Available data:
* * *

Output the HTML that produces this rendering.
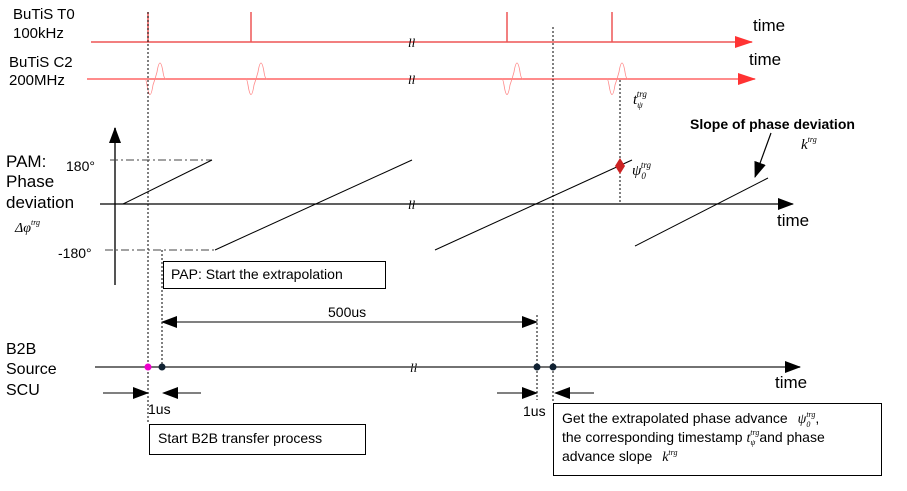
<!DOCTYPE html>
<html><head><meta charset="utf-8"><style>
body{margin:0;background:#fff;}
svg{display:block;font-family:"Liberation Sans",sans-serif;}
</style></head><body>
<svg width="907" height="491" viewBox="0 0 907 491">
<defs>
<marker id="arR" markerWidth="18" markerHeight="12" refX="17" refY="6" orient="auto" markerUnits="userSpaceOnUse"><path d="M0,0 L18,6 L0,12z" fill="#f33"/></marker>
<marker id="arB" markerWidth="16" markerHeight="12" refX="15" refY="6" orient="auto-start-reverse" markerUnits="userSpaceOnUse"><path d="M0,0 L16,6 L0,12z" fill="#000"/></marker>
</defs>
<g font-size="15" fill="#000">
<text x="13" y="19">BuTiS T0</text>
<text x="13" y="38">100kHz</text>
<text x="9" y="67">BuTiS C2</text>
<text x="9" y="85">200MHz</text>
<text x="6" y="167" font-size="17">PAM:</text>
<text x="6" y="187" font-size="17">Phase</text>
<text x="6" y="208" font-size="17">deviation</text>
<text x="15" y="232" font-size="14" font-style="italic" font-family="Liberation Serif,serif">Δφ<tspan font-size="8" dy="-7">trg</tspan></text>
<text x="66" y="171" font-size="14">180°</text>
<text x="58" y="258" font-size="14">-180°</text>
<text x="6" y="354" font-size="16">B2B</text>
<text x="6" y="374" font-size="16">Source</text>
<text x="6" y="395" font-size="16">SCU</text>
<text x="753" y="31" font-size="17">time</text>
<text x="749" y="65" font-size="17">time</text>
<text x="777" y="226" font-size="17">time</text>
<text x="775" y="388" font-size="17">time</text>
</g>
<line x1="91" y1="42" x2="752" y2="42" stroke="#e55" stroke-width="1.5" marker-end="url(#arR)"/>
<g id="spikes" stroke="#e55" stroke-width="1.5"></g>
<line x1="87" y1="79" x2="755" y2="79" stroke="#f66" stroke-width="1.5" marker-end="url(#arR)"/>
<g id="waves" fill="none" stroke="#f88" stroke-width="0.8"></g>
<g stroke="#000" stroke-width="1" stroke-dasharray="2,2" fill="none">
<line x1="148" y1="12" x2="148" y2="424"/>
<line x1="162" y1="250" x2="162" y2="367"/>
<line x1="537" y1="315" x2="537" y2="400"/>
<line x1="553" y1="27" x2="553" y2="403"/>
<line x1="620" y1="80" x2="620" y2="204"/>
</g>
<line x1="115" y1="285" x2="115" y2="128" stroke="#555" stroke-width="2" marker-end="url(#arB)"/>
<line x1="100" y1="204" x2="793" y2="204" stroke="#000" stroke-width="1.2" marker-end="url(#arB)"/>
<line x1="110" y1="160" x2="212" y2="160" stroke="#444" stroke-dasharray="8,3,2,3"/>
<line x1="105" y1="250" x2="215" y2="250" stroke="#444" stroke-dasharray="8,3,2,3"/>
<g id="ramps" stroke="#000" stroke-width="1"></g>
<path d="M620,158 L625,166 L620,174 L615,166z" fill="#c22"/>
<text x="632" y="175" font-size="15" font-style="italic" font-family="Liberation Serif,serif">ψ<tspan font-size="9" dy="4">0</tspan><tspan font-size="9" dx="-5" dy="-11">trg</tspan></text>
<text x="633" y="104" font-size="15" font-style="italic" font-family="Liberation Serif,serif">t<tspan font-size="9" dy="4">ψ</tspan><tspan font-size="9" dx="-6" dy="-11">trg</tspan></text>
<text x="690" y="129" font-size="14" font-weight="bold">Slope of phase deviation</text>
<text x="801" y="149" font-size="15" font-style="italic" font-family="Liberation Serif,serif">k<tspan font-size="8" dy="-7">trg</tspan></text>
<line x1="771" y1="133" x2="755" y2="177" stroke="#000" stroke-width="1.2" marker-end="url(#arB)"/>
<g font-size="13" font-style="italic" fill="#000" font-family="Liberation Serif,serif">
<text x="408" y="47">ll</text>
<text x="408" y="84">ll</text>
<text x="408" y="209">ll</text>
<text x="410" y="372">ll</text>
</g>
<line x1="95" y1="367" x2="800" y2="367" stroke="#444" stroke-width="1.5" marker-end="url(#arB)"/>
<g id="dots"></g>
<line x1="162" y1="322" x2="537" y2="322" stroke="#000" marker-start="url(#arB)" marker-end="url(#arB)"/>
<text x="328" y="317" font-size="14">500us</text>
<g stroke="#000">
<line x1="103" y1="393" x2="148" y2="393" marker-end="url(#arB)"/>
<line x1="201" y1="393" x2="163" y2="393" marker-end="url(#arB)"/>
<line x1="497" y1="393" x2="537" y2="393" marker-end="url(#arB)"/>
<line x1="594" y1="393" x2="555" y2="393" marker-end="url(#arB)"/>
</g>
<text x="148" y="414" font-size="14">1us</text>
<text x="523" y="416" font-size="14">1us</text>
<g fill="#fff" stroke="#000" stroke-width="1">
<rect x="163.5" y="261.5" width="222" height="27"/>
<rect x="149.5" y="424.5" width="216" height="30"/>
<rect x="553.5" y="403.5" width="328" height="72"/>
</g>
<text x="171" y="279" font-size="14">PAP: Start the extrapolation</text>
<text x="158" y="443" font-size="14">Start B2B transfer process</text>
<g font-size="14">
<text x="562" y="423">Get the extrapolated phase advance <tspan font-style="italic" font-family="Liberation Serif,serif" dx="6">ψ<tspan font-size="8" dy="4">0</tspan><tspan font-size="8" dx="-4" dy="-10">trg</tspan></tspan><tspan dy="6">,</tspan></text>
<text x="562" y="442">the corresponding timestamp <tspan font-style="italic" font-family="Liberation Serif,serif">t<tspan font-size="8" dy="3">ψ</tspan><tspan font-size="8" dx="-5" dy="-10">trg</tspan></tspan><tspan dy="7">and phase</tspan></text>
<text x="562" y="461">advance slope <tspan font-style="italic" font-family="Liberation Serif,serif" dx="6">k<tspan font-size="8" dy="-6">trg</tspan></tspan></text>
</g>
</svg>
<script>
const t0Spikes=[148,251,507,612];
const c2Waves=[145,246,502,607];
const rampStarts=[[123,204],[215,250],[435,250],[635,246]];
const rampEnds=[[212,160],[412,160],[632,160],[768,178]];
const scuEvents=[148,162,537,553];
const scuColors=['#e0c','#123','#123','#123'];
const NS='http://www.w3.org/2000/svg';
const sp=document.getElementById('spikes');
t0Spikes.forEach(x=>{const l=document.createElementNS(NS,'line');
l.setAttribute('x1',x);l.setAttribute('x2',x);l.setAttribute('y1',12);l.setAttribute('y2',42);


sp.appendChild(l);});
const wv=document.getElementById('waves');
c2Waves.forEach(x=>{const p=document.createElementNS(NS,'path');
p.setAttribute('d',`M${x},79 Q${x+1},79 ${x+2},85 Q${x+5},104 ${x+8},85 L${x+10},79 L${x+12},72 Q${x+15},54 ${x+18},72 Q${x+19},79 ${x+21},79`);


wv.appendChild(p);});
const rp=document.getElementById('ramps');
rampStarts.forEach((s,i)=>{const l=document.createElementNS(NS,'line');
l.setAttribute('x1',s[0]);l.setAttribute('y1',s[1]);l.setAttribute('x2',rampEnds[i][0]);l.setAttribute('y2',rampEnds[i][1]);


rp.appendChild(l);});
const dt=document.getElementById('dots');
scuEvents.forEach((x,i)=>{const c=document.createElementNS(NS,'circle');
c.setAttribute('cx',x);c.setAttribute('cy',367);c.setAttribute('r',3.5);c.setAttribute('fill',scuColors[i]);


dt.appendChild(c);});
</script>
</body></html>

* * *

Problem statement: Do not copy the pictures, but repeat every line exactly.

Task result:
Output the HTML that produces this rendering.
<!DOCTYPE html>
<html><head><meta charset="utf-8"><style>
body{margin:0;background:#fff;}
svg{display:block;font-family:"Liberation Sans",sans-serif;}
</style></head><body>
<svg width="907" height="491" viewBox="0 0 907 491">
<defs>
<marker id="arR" markerWidth="18" markerHeight="12" refX="17" refY="6" orient="auto" markerUnits="userSpaceOnUse"><path d="M0,0 L18,6 L0,12z" fill="#f33"/></marker>
<marker id="arB" markerWidth="16" markerHeight="12" refX="15" refY="6" orient="auto-start-reverse" markerUnits="userSpaceOnUse"><path d="M0,0 L16,6 L0,12z" fill="#000"/></marker>
</defs>
<g font-size="15" fill="#000">
<text x="13" y="19">BuTiS T0</text>
<text x="13" y="38">100kHz</text>
<text x="9" y="67">BuTiS C2</text>
<text x="9" y="85">200MHz</text>
<text x="6" y="167" font-size="17">PAM:</text>
<text x="6" y="187" font-size="17">Phase</text>
<text x="6" y="208" font-size="17">deviation</text>
<text x="15" y="232" font-size="14" font-style="italic" font-family="Liberation Serif,serif">Δφ<tspan font-size="8" dy="-7">trg</tspan></text>
<text x="66" y="171" font-size="14">180°</text>
<text x="58" y="258" font-size="14">-180°</text>
<text x="6" y="354" font-size="16">B2B</text>
<text x="6" y="374" font-size="16">Source</text>
<text x="6" y="395" font-size="16">SCU</text>
<text x="753" y="31" font-size="17">time</text>
<text x="749" y="65" font-size="17">time</text>
<text x="777" y="226" font-size="17">time</text>
<text x="775" y="388" font-size="17">time</text>
</g>
<line x1="91" y1="42" x2="752" y2="42" stroke="#e55" stroke-width="1.5" marker-end="url(#arR)"/>
<g id="spikes" stroke="#e55" stroke-width="1.5"></g>
<line x1="87" y1="79" x2="755" y2="79" stroke="#f66" stroke-width="1.5" marker-end="url(#arR)"/>
<g id="waves" fill="none" stroke="#f88" stroke-width="0.8"></g>
<g stroke="#000" stroke-width="1" stroke-dasharray="2,2" fill="none">
<line x1="148" y1="12" x2="148" y2="424"/>
<line x1="162" y1="250" x2="162" y2="367"/>
<line x1="537" y1="315" x2="537" y2="400"/>
<line x1="553" y1="27" x2="553" y2="403"/>
<line x1="620" y1="80" x2="620" y2="204"/>
</g>
<line x1="115" y1="285" x2="115" y2="128" stroke="#555" stroke-width="2" marker-end="url(#arB)"/>
<line x1="100" y1="204" x2="793" y2="204" stroke="#000" stroke-width="1.2" marker-end="url(#arB)"/>
<line x1="110" y1="160" x2="212" y2="160" stroke="#444" stroke-dasharray="8,3,2,3"/>
<line x1="105" y1="250" x2="215" y2="250" stroke="#444" stroke-dasharray="8,3,2,3"/>
<g id="ramps" stroke="#000" stroke-width="1"></g>
<path d="M620,158 L625,166 L620,174 L615,166z" fill="#c22"/>
<text x="632" y="175" font-size="15" font-style="italic" font-family="Liberation Serif,serif">ψ<tspan font-size="9" dy="4">0</tspan><tspan font-size="9" dx="-5" dy="-11">trg</tspan></text>
<text x="633" y="104" font-size="15" font-style="italic" font-family="Liberation Serif,serif">t<tspan font-size="9" dy="4">ψ</tspan><tspan font-size="9" dx="-6" dy="-11">trg</tspan></text>
<text x="690" y="129" font-size="14" font-weight="bold">Slope of phase deviation</text>
<text x="801" y="149" font-size="15" font-style="italic" font-family="Liberation Serif,serif">k<tspan font-size="8" dy="-7">trg</tspan></text>
<line x1="771" y1="133" x2="755" y2="177" stroke="#000" stroke-width="1.2" marker-end="url(#arB)"/>
<g font-size="13" font-style="italic" fill="#000" font-family="Liberation Serif,serif">
<text x="408" y="47">ll</text>
<text x="408" y="84">ll</text>
<text x="408" y="209">ll</text>
<text x="410" y="372">ll</text>
</g>
<line x1="95" y1="367" x2="800" y2="367" stroke="#444" stroke-width="1.5" marker-end="url(#arB)"/>
<g id="dots"></g>
<line x1="162" y1="322" x2="537" y2="322" stroke="#000" marker-start="url(#arB)" marker-end="url(#arB)"/>
<text x="328" y="317" font-size="14">500us</text>
<g stroke="#000">
<line x1="103" y1="393" x2="148" y2="393" marker-end="url(#arB)"/>
<line x1="201" y1="393" x2="163" y2="393" marker-end="url(#arB)"/>
<line x1="497" y1="393" x2="537" y2="393" marker-end="url(#arB)"/>
<line x1="594" y1="393" x2="555" y2="393" marker-end="url(#arB)"/>
</g>
<text x="148" y="414" font-size="14">1us</text>
<text x="523" y="416" font-size="14">1us</text>
<g fill="#fff" stroke="#000" stroke-width="1">
<rect x="163.5" y="261.5" width="222" height="27"/>
<rect x="149.5" y="424.5" width="216" height="30"/>
<rect x="553.5" y="403.5" width="328" height="72"/>
</g>
<text x="171" y="279" font-size="14">PAP: Start the extrapolation</text>
<text x="158" y="443" font-size="14">Start B2B transfer process</text>
<g font-size="14">
<text x="562" y="423">Get the extrapolated phase advance <tspan font-style="italic" font-family="Liberation Serif,serif" dx="6">ψ<tspan font-size="8" dy="4">0</tspan><tspan font-size="8" dx="-4" dy="-10">trg</tspan></tspan><tspan dy="6">,</tspan></text>
<text x="562" y="442">the corresponding timestamp <tspan font-style="italic" font-family="Liberation Serif,serif">t<tspan font-size="8" dy="3">ψ</tspan><tspan font-size="8" dx="-5" dy="-10">trg</tspan></tspan><tspan dy="7">and phase</tspan></text>
<text x="562" y="461">advance slope <tspan font-style="italic" font-family="Liberation Serif,serif" dx="6">k<tspan font-size="8" dy="-6">trg</tspan></tspan></text>
</g>
</svg>
<script>
const t0Spikes=[148,251,507,612];
const c2Waves=[145,246,502,607];
const rampStarts=[[123,204],[215,250],[435,250],[635,246]];
const rampEnds=[[212,160],[412,160],[632,160],[768,178]];
const scuEvents=[148,162,537,553];
const scuColors=['#e0c','#123','#123','#123'];
const NS='http://www.w3.org/2000/svg';
const sp=document.getElementById('spikes');
t0Spikes.forEach(x=>{const l=document.createElementNS(NS,'line');
l.setAttribute('x1',x);l.setAttribute('x2',x);l.setAttribute('y1',12);l.setAttribute('y2',42);


sp.appendChild(l);});
const wv=document.getElementById('waves');
c2Waves.forEach(x=>{const p=document.createElementNS(NS,'path');
p.setAttribute('d',`M${x},79 Q${x+1},79 ${x+2},85 Q${x+5},104 ${x+8},85 L${x+10},79 L${x+12},72 Q${x+15},54 ${x+18},72 Q${x+19},79 ${x+21},79`);


wv.appendChild(p);});
const rp=document.getElementById('ramps');
rampStarts.forEach((s,i)=>{const l=document.createElementNS(NS,'line');
l.setAttribute('x1',s[0]);l.setAttribute('y1',s[1]);l.setAttribute('x2',rampEnds[i][0]);l.setAttribute('y2',rampEnds[i][1]);


rp.appendChild(l);});
const dt=document.getElementById('dots');
scuEvents.forEach((x,i)=>{const c=document.createElementNS(NS,'circle');
c.setAttribute('cx',x);c.setAttribute('cy',367);c.setAttribute('r',3.5);c.setAttribute('fill',scuColors[i]);


dt.appendChild(c);});
</script>
</body></html>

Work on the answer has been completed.